Domestic and friendly-country investments are welcomed in vital minerals essential to electric vehicles, wind turbines and drones
(AF) The US administration and the European Union are negotiating plans to invest in the 17 minerals with unique properties known as rare earths that today are largely extracted and refined in China.
In 2019, the US imported 80% of its rare earth minerals from China, the US Geological Survey said, while the European Union obtained 98% of its supply from Chinese mines, the European Commission said.

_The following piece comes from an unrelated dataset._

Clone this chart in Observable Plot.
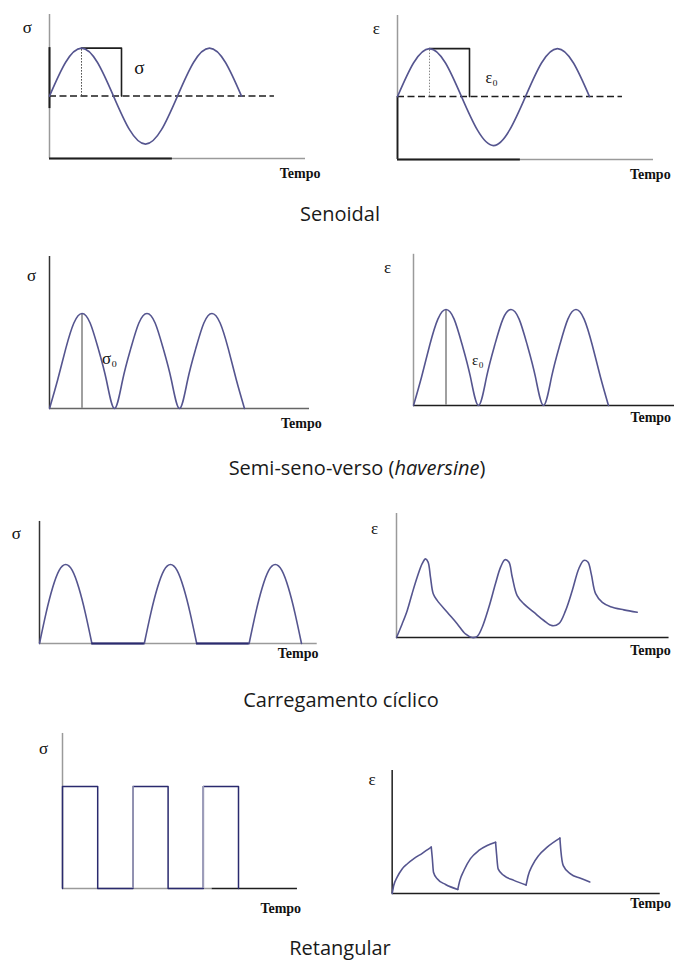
<!DOCTYPE html>
<html>
<head>
<meta charset="utf-8">
<script src="https://cdn.jsdelivr.net/npm/d3@7"></script>
<script src="https://cdn.jsdelivr.net/npm/@observablehq/plot@0.6"></script>
<style>
  html, body { margin: 0; padding: 0; background: #fff; }
  #fig { position: relative; width: 674px; height: 963px; background: #fff; overflow: hidden; }
  .cap { position: absolute; font-family: 'Open Sans', 'Noto Sans', sans-serif; font-size: 20px; line-height: 20px; color: #1a1a1a; white-space: nowrap; transform: translateX(-50%); }
</style>
</head>
<body>
<div id="fig">
  <div class="cap" style="left:340px; top:204px;">Senoidal</div>
  <div class="cap" style="left:357px; top:458px;">Semi-seno-verso (<i>haversine</i>)</div>
  <div class="cap" style="left:341px; top:690px;">Carregamento cíclico</div>
  <div class="cap" style="left:340px; top:938px;">Retangular</div>
</div>
<script>
// ---------- data ----------
// Senoidal (sine) — time in quarter-periods
const sinT     = [0, 0.5, 1, 1.5, 2, 2.5, 3, 3.5, 4, 4.5, 5, 5.5, 6];
const sinSigma = [1.3, 2.0, 2.3, 2.0, 1.3, 0.6, 0.3, 0.6, 1.3, 2.0, 2.3, 2.0, 1.3];
const sinEps   = [1.31, 2.01, 2.31, 2.01, 1.31, 0.61, 0.29, 0.61, 1.31, 2.01, 2.31, 2.01, 1.31];
const sinMeanSigma = 1.3, sinPeakSigma = 2.3, sinMeanEps = 1.31, sinPeakEps = 2.31;
const sinBoxT = [1, 2.25, 2.25];

// Semi-seno-verso (haversine)
const havT = [0,0.25,0.5,0.75,1,1.25,1.5,1.75,2,2.25,2.5,2.75,3,3.25,3.5,3.75,4,4.25,4.5,4.75,5,5.25,5.5,5.75,6];
const havSigma = [0,0.6,1.26,1.8,2,1.8,1.26,0.6,0,0.6,1.26,1.8,2,1.8,1.26,0.6,0,0.6,1.26,1.8,2,1.8,1.26,0.6,0];
const havEps   = [0,0.6,1.26,1.8,2,1.8,1.26,0.6,0,0.6,1.26,1.8,2,1.8,1.26,0.6,0,0.6,1.26,1.8,2,1.8,1.26,0.6,0];
const havPeak = 2;

// Carregamento cíclico
const cycT = [0,0.25,0.5,0.75,1,1.25,1.5,1.75,2, 4,4.25,4.5,4.75,5,5.25,5.5,5.75,6, 8,8.25,8.5,8.75,9,9.25,9.5,9.75,10];
const cycSigma = [0,0.77,1.41,1.85,2,1.85,1.41,0.77,0, 0,0.77,1.41,1.85,2,1.85,1.41,0.77,0, 0,0.77,1.41,1.85,2,1.85,1.41,0.77,0];
const cycEpsT = [0,0.29,0.54,0.79,1.05,1.30,1.47,1.60,1.72,1.86,2.06,2.57,3.07,3.49,3.83,4.09,4.34,4.68,5.01,5.27,5.49,5.69,5.86,6.11,6.45,6.95,7.46,7.88,8.22,8.56,8.90,9.23,9.48,9.69,9.86,10.08,10.42,10.84,11.51,12.19];
const cycEps  = [0,0.35,0.68,1.11,1.53,1.87,1.99,1.91,1.53,1.11,0.94,0.64,0.35,0.09,0,0.03,0.26,0.77,1.36,1.78,1.97,1.91,1.53,1.06,0.85,0.64,0.43,0.30,0.35,0.68,1.19,1.74,1.95,1.91,1.61,1.11,0.89,0.78,0.70,0.64];

// Retangular
const rectT = [0, 0, 2, 4, 6, 8, 10];
const rectSigma = [0, 2, 0, 2, 0, 2, 0];
const rectRiseT = [4, 8];
const rectEpsT = [0,0.10,0.31,0.62,0.93,1.35,1.87,2.43, 2.49,2.57,2.80,3.32,4.08, 4.21,4.46,4.87,5.39,5.91,6.43, 6.49,6.59,6.94,7.57,8.33, 8.46,8.71,9.12,9.64,10.43, 10.49,10.64,11.09,11.71,12.29];
const rectEps  = [0,0.20,0.40,0.60,0.72,0.85,0.98,1.13, 0.89,0.52,0.36,0.22,0.10, 0.32,0.56,0.85,1.05,1.17,1.25, 0.97,0.60,0.44,0.32,0.21, 0.44,0.68,0.93,1.13,1.35, 1.05,0.68,0.48,0.37,0.28];

// ---------- helpers ----------
const CURVE = "#55558f";
const NAVY = "#2a2a6e";
const DARK = "#1e1e1e";
const GRAY = "#9a9a9a";
const SERIF = "'Liberation Serif','Times New Roman',serif";
const fig = document.getElementById("fig");
const zip = (ts, vs) => ts.map((t, i) => ({t, v: vs[i]}));

// split a polyline into pieces at its local minima / maxima (sharp corners)
function pieces(rows, kind) {
  const out = [];
  let seg = 0;
  rows.forEach((r, i) => {
    out.push({...r, seg});
    if (i > 0 && i < rows.length - 1) {
      const a = Math.sign(r.v - rows[i - 1].v), b = Math.sign(rows[i + 1].v - r.v);
      const isMin = a <= 0 && b >= 0 && a !== b;
      const isMax = a >= 0 && b <= 0 && a !== b;
      if ((kind !== "max" && isMin) || (kind !== "min" && isMax)) {
        seg++;
        out.push({...r, seg});
      }
    }
  });
  return out;
}

function label(t, v, text, opts = {}) {
  return Plot.text([{t, v, text}], {x: "t", y: "v", text: "text", fill: "#111",
    fontFamily: SERIF, fontSize: 17, textAnchor: "middle", lineAnchor: "middle", ...opts});
}
function tempo(t, v) {
  return label(t, v, "Tempo", {fontSize: 14, fontWeight: "bold"});
}

function panel({left, top, width, height, ox, oy, kx, ky, xmax, ymax, marks}) {
  const svg = Plot.plot({
    width, height, margin: 0,
    x: {type: "linear", domain: [0, xmax], range: [ox, ox + kx * xmax], axis: null},
    y: {type: "linear", domain: [0, ymax], range: [oy, oy - ky * ymax], axis: null},
    style: {background: "transparent", overflow: "visible"},
    marks
  });
  svg.style.position = "absolute";
  svg.style.left = left + "px";
  svg.style.top = top + "px";
  fig.appendChild(svg);
}

// ---------- Row 1: Senoidal ----------
panel({left: 0, top: 0, width: 337, height: 195, ox: 49, oy: 158, kx: 32, ky: 48, xmax: 8, ymax: 3,
  marks: [
    Plot.ruleX([0], {y1: 0, y2: 3, stroke: GRAY, strokeWidth: 1.5}),
    Plot.ruleX([0], {y1: 1.04, y2: 2.31, stroke: DARK, strokeWidth: 2}),
    Plot.ruleY([0], {x1: 0, x2: 8, stroke: GRAY, strokeWidth: 1.5}),
    Plot.ruleY([0], {x1: 0, x2: 3.84, stroke: DARK, strokeWidth: 1.8}),
    Plot.ruleY([sinMeanSigma], {x1: 0, x2: 7.03, stroke: DARK, strokeWidth: 1.5, strokeDasharray: "7,3.5"}),
    Plot.ruleX([1], {y1: sinMeanSigma, y2: sinPeakSigma, stroke: "#444", strokeWidth: 1, strokeDasharray: "1.5,1.5"}),
    Plot.line(sinBoxT.map((t, i) => ({t, v: i < 2 ? sinPeakSigma : sinMeanSigma})), {x: "t", y: "v", stroke: DARK, strokeWidth: 1.6, curve: "step-before"}),
    Plot.line(zip(sinT, sinSigma), {x: "t", y: "v", stroke: CURVE, strokeWidth: 1.6, curve: "natural"}),
    label(-0.69, 2.73, "σ"),
    label(2.81, 1.885, "σ", {fontSize: 19}),
    tempo(7.83, -0.31)
  ]});

panel({left: 337, top: 0, width: 337, height: 195, ox: 60, oy: 159, kx: 32, ky: 48, xmax: 8, ymax: 3,
  marks: [
    Plot.ruleX([0], {y1: 0, y2: 3, stroke: GRAY, strokeWidth: 1.5}),
    Plot.ruleX([0], {y1: 0, y2: 1.31, stroke: DARK, strokeWidth: 1.8}),
    Plot.ruleY([0], {x1: 0, x2: 8, stroke: GRAY, strokeWidth: 1.5}),
    Plot.ruleY([0], {x1: 0, x2: 3.84, stroke: DARK, strokeWidth: 1.8}),
    Plot.ruleY([sinMeanEps], {x1: 0, x2: 7.03, stroke: DARK, strokeWidth: 1.5, strokeDasharray: "7,3.5"}),
    Plot.ruleX([1], {y1: sinMeanEps, y2: sinPeakEps, stroke: "#888", strokeWidth: 1, strokeDasharray: "1.5,1.5"}),
    Plot.line(sinBoxT.map((t, i) => ({t, v: i < 2 ? sinPeakEps : sinMeanEps})), {x: "t", y: "v", stroke: DARK, strokeWidth: 1.6, curve: "step-before"}),
    Plot.line(zip(sinT, sinEps), {x: "t", y: "v", stroke: CURVE, strokeWidth: 1.6, curve: "natural"}),
    label(-0.66, 2.73, "ε"),
    label(2.94, 1.70, "ε₀", {fontSize: 16}),
    tempo(7.9, -0.31)
  ]});

// ---------- Row 2: Haversine ----------
panel({left: 0, top: 245, width: 337, height: 195, ox: 49, oy: 163, kx: 32.5, ky: 47.5, xmax: 8, ymax: 3.2,
  marks: [
    Plot.ruleX([0], {y1: 0, y2: 3.2, stroke: "#333", strokeWidth: 1.5}),
    Plot.ruleY([0], {x1: 0, x2: 8, stroke: "#666", strokeWidth: 1.5}),
    Plot.ruleX([1], {y1: 0, y2: havPeak, stroke: "#a0a0a0", strokeWidth: 2}),
    Plot.line(zip(havT, havSigma), {x: "t", y: "v", stroke: CURVE, strokeWidth: 1.6, curve: "natural"}),
    label(-0.55, 2.8, "σ"),
    label(1.85, 1.05, "σ₀", {fontSize: 17}),
    tempo(7.75, -0.32)
  ]});

panel({left: 337, top: 245, width: 337, height: 195, ox: 76, oy: 160, kx: 32.5, ky: 48, xmax: 8.2, ymax: 3.15,
  marks: [
    Plot.ruleX([0], {y1: 0, y2: 3.15, stroke: GRAY, strokeWidth: 1.5}),
    Plot.ruleY([0], {x1: 0, x2: 8.2, stroke: DARK, strokeWidth: 1.6}),
    Plot.ruleX([1], {y1: 0, y2: havPeak, stroke: "#a0a0a0", strokeWidth: 2}),
    Plot.line(zip(havT, havEps), {x: "t", y: "v", stroke: CURVE, strokeWidth: 1.6, curve: "natural"}),
    label(-0.8, 2.875, "ε"),
    label(1.98, 0.94, "ε₀", {fontSize: 15}),
    tempo(7.3, -0.25)
  ]});

// ---------- Row 3: Carregamento cíclico ----------
panel({left: 0, top: 500, width: 337, height: 175, ox: 39, oy: 143, kx: 26.2, ky: 39.5, xmax: 10.6, ymax: 3.09,
  marks: [
    Plot.ruleX([0], {y1: 0, y2: 3.09, stroke: "#333", strokeWidth: 1.5}),
    Plot.ruleY([0], {x1: 0, x2: 10.6, stroke: GRAY, strokeWidth: 1.5}),
    Plot.line(pieces(zip(cycT, cycSigma), "min"), {x: "t", y: "v", z: "seg", stroke: CURVE, strokeWidth: 1.6, curve: "natural"}),
    Plot.ruleY([0], {x1: 2, x2: 4, stroke: NAVY, strokeWidth: 1.8}),
    Plot.ruleY([0], {x1: 6, x2: 8, stroke: NAVY, strokeWidth: 1.8}),
    label(-0.88, 2.78, "σ"),
    tempo(9.87, -0.25)
  ]});

panel({left: 337, top: 500, width: 337, height: 175, ox: 59, oy: 137, kx: 19.75, ky: 39.5, xmax: 13.8, ymax: 3.14,
  marks: [
    Plot.ruleX([0], {y1: 0, y2: 3.14, stroke: GRAY, strokeWidth: 1.5}),
    Plot.ruleY([0], {x1: 0, x2: 13.8, stroke: DARK, strokeWidth: 1.6}),
    Plot.line(zip(cycEpsT, cycEps), {x: "t", y: "v", stroke: CURVE, strokeWidth: 1.6, curve: "catmull-rom"}),
    label(-1.11, 2.76, "ε"),
    tempo(12.86, -0.33)
  ]});

// ---------- Row 4: Retangular ----------
panel({left: 0, top: 720, width: 337, height: 205, ox: 62, oy: 168, kx: 17.6, ky: 51, xmax: 13.35, ymax: 3.04,
  marks: [
    Plot.ruleX([0], {y1: 0, y2: 3.04, stroke: GRAY, strokeWidth: 1.5}),
    Plot.ruleY([0], {x1: 0, x2: 8.5, stroke: GRAY, strokeWidth: 1.5}),
    Plot.ruleY([0], {x1: 8.5, x2: 13.35, stroke: DARK, strokeWidth: 1.6}),
    Plot.line(zip(rectT, rectSigma), {x: "t", y: "v", stroke: NAVY, strokeWidth: 1.5, curve: "step-after"}),
    Plot.ruleX(rectRiseT, {y1: 0, y2: 2, stroke: "#9c9cb8", strokeWidth: 1.6}),
    label(-1.08, 2.75, "σ"),
    tempo(12.4, -0.39)
  ]});

panel({left: 337, top: 720, width: 337, height: 205, ox: 54.67, oy: 173, kx: 16.08, ky: 41, xmax: 16.67, ymax: 3,
  marks: [
    Plot.ruleX([0], {y1: 0, y2: 3, stroke: DARK, strokeWidth: 1.5}),
    Plot.ruleY([0], {x1: 0, x2: 16.67, stroke: DARK, strokeWidth: 1.6}),
    Plot.line(pieces(zip(rectEpsT, rectEps), "both"), {x: "t", y: "v", z: "seg", stroke: CURVE, strokeWidth: 1.6, curve: "monotone-x"}),
    label(-1.25, 2.78, "ε"),
    tempo(16.07, -0.24)
  ]});
</script>
</body>
</html>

“The expected exponential growth in demand for minerals that are linked to clean energy is putting more pressure on US and Europe to take a closer look at where the vulnerabilities are and the concrete steps these governments can take,” Jane Nakano, a senior fellow at the Washington-based Center for Strategic and International Studies, told Agence France-Presse.
Amid the transition to green energy in which rare earth minerals are sure to play a role, China’s market dominance is enough to sound an alarm in western capitals.
TRADE AS A WEAPON
“Given China’s history of using trade as a weapon, several countries are now seeking supply chain security in several critical and strategic minerals, including rare earths, for which China controls global trade,” Mark Gordon, rare earths analyst at Taylor Collison in Adelaide, told Asia Financial.
“This monopoly provides threats to both military and domestic supplies, exacerbated given current geopolitical tensions. The US has recently enacted bipartisan legislation looking to promote domestic upstream and downstream production of rare earths, with this including the provision of US$800 million for research and development,” he noted.
Rare earth minerals such as neodymium, praseodymium and dysprosium are crucial to the manufacture of magnets used in wind turbines and electric cars. They are already present in smartphones, computer screens and telescopic lenses.
Others have more traditional uses, like cerium for glass polishing and lanthanum for car catalysts or optical lenses.
BOOST PRODUCTION
Washington aims to boost production and processing of rare earths and lithium, another key mineral component, while “working with allies and partners to increase sustainable global supply and reduce reliance on geopolitical competitors,” Sameera Fazili , deputy director of the National Economic Council said last Tuesday.
US companies such as MP Materials and miners based in allied countries such as Australia hope to fill the gap.
MP Materials relaunched the Mountain Pass rare earth mine in 2017 and aims to make it a symbol of America’s industrial rebirth, saying the concentration of rare earths at its site is one of the world’s largest and highest-grade rare earth deposits.
The company’s aim is to separate rare earth minerals from each other through a chemical process, and then by 2025 manufacture the magnets that industry uses. The project was supported by the US government, although a Chinese company is a minority shareholder.
MILITARY REFINERY
Elsewhere, Australian company Lynas has won several US contracts, including an ore refinery in Texas for the military that was supported by the US Defense Department.
The Australian-owned American Rare Earths has also set up operations in the US, acquiring the La Paz, Arizona, and Laramie, Wyoming, mines as well as putting a third project in Nevada close to Mountain Pass under review.
In Europe, Bernd Schafer, managing director of rare earth mineral consortium Eit Raw Materials, said this month that an “action plan” will soon be presented to the European Commission on how to boost production.
China is expected to remain dominant for some time to come, but Schafer said that if recycling is scaled up, “20-30% of Europe’s rare earth magnet needs by 2030 could be sourced domestically in the EU from literally zero today”.